Memakna Kontemporer

"..di Indonesia, kita mudah menyerah sebab tak betah bersusah payah untuk memahami sesuatu yang baru.."  -Sal Murgiyanto

Kesulitan penerimaan masyarakat terhadap seni kontemporer bersumber pada ketidakinginterbukaan mereka terhadap pintu wawasan yang baru. Perihal kontemporer dianggap lebih mudah diterima oleh mereka yang cukup berpendidikan dan mau 'menelan' apa saja yang disajikan juga berani mengkritik. Masyarakat perkotaan misalnya, Sal mencontohkan.

Saya menilik ke dalam diri sendiri, sebagai produser dan pengelola, Sal menasehati, bahwa kita harus pandai melihat pasar, dan memilah penikmat seni yang seperti apa yang akan mampu mencerna makna kontemporer yang dihadirkan dan bagaimana diinterpretasikan tanpa salah sasaran.
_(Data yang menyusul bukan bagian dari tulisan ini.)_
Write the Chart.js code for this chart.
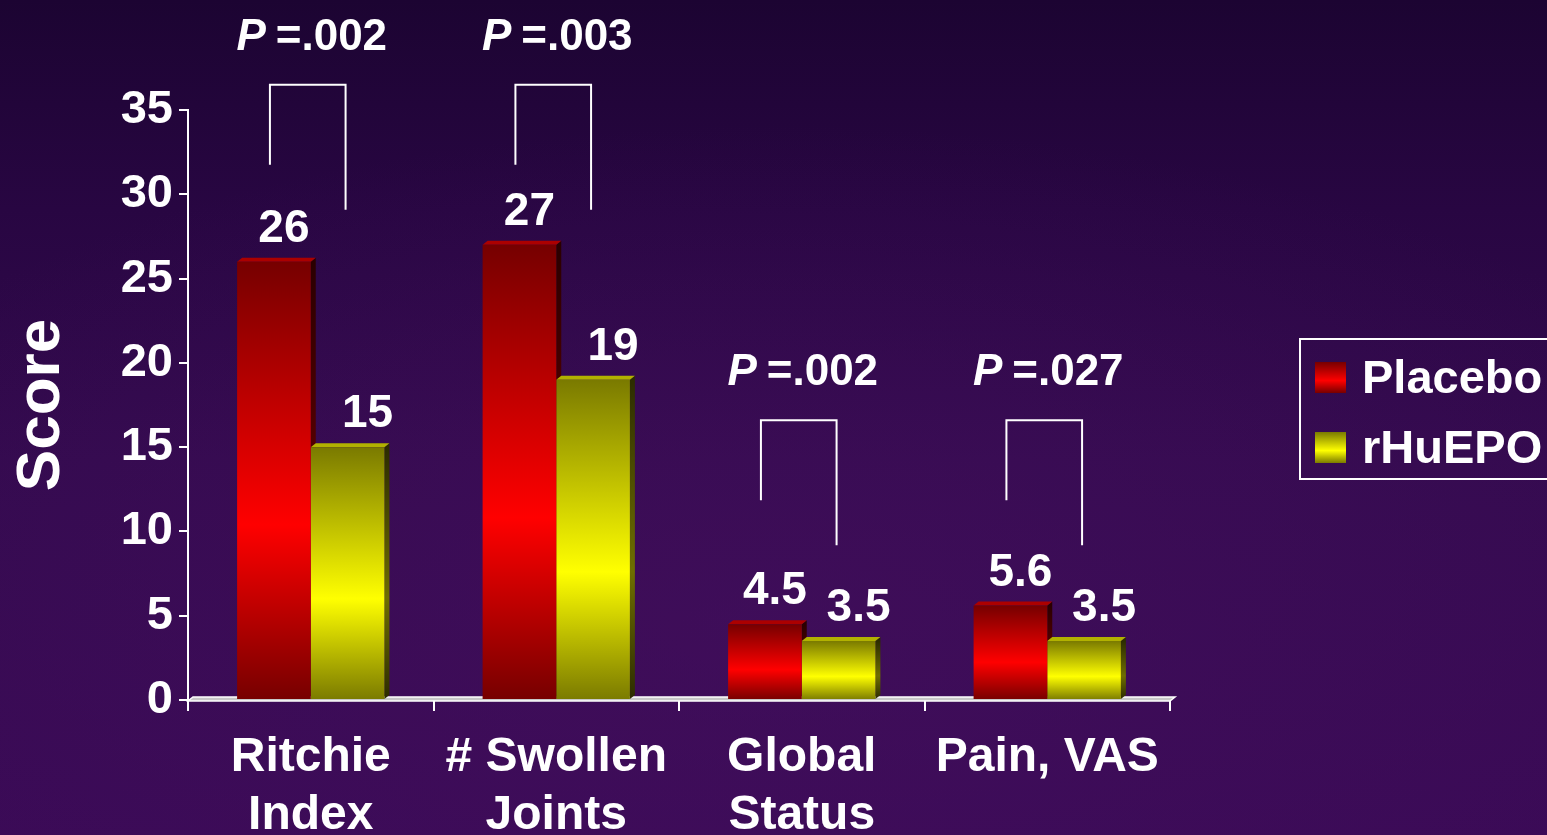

Lebih jauh lagi, kita harus mahir menempatkan mana seni yang -hanya- ingin dinikmati, dan mana seni yang perlu disajikan ke hadapan masyarakat plural saat ini. Perlu disadari, bahwa target utama dari seni kontemporer itu adalah adanya perubahan dalam memaknai sebuah fenomena, bukan untuk bisa diterima oleh semua orang.

Sebagai pengelola seni -dalam bentuk apapun-, kita harus mampu berperan sebagai jembatan antara pelaku, penonton, kurator, dan kritikus (seperti apa yang beliau sebut dengan The Diamond Of Performance). Hal ini dilakukan, demi mewujudkan sebuah kegiatan seni kontemporer yang ideal, karena secara hakiki, seni yang kita 'bagi' sudah selayaknya menjadi nutrisi untuk mereka pengkonsumsi. Kita juga harus ingat, seni bukan melulu soal keindahan, tapi juga kejujuran dari kehidupan yang bisa dimaknai dan memberi manfaat atas kehidupan setelah melihat seni itu sendiri.